Screensud acquista il sito produttivo dopo 9 anni di attività: dalla crisi alla crescita attraverso il workers buyout

“Il rispetto nasce dalla conoscenza e la conoscenza richiede impegno, investimento, sforzo”. Di questa frase di Tiziano Terzani ne sanno qualcosa i 12 soci lavoratori della cooperativa Screensud, nata da un progetto di workers buyout. Sì, perché l’impresa campana ha fatto della capacità di difendere la propria realtà produttiva e il proprio know-how una costante e un valore aggiunto.

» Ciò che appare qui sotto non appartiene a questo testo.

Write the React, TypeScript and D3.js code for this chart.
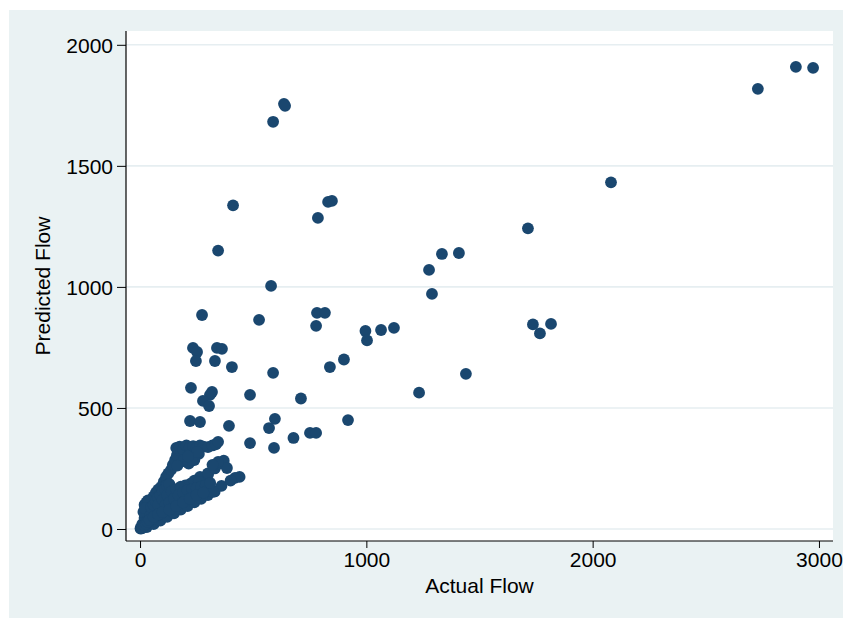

“Quando la vecchia società, la Lafer, è andata in liquidazione nel 2012 - dice Raffaele Silvestro, presidente di Screensud - abbiamo deciso di non mollare e di rimettere in gioco le nostre conoscenze maturate in oltre quindici anni di attività. Spinti da una ‘unione di intenti’ e da un certo modo di fare impresa che ci ha senza dubbio premiato, visto che, in meno di nove anni, il nostro fatturato è cresciuto notevolmente. E questo anche perché abbiamo sempre realizzato un prodotto con standard qualitativi alti e con tempi di resa brevi”.
Costituita nel 2013 ma attiva dal 2016, la Screensud si occupa della fabbricazione di reti tessute in acciaio ad alta resistenza per le industrie estrattive e per l’edilizia. Se i primi anni sono stati quelli più difficili, con il cambio del sito produttivo da Nola ad Acerra e lo “scontro” con la burocrazia, gli ultimi si sono rivelati più ricchi di soddisfazioni. “All’inizio - spiega Silvestro - nella gara dove si potevano acquistare i macchinari ci siamo scontrati con l’interesse di un nostro competitor e solo grazie al diritto di prelazione siamo riusciti, a parità di offerta, ad accaparrarci i macchinari che ci interessavano. Anche nella gara dove potevamo acquistare le materie prime ci siamo misurati con un nostro competitor ma, nonostante le difficoltà, pure questa volta ce l’abbiamo fatta. In più, oltre ad una certa diffidenza da parte delle istituzioni, abbiamo pagato lo scotto di dover affrontare tutta una serie di lungaggini burocratiche. Basti pensare che la cooperativa ha impiegato tre anni per realizzare l’attivo sociale”.
Un tempo infinito per chi, come nel caso dei wbo, investe il proprio Tfr e l’indennità di disoccupazione ed ha bisogno che, nel giro di pochi mesi, la sua vita torni ad avere una stabilità economica. Ma, per fortuna, tutto questo fa parte ormai del passato. Tanto che, oggi, la cooperativa di Acerra non si rivolge più solo al mercato italiano ma anche a quello estero, se è vero come è vero che una buona parte della produzione viene esportata in Nord Africa e nel resto d’Europa, con l’orgoglio, per usare ancora le parole del presidente di Screensud, “di portare la Campania e, soprattutto, Acerra nel mondo, una terra spesso dimenticata ma che, appena ne ha l’occasione, sa rimboccarsi le maniche”. E per quanto riguarda il futuro, Silvestro non ha dubbi: “Guardo al futuro della cooperativa con ottimismo. Pur avendo acquisito una fetta di mercato che ci permette di stare abbastanza tranquilli, affrontiamo ogni giorno come una nuova sfida, per consolidare la cooperativa e per crescere ancora di più. Non a caso, quest’anno, grazie anche al sostegno di CFI, abbiamo acquistato l’opificio. Se penso che il nostro destino sembrava segnato, questo per noi ha significato davvero tanto. Così come ha voluto dire tanto, dopo mille traversie, la quotidianità ritrovata. La sveglia al mattino, la colazione, il lavoro, la felicità di cose che pensavamo di aver perso, piccole ma importanti”.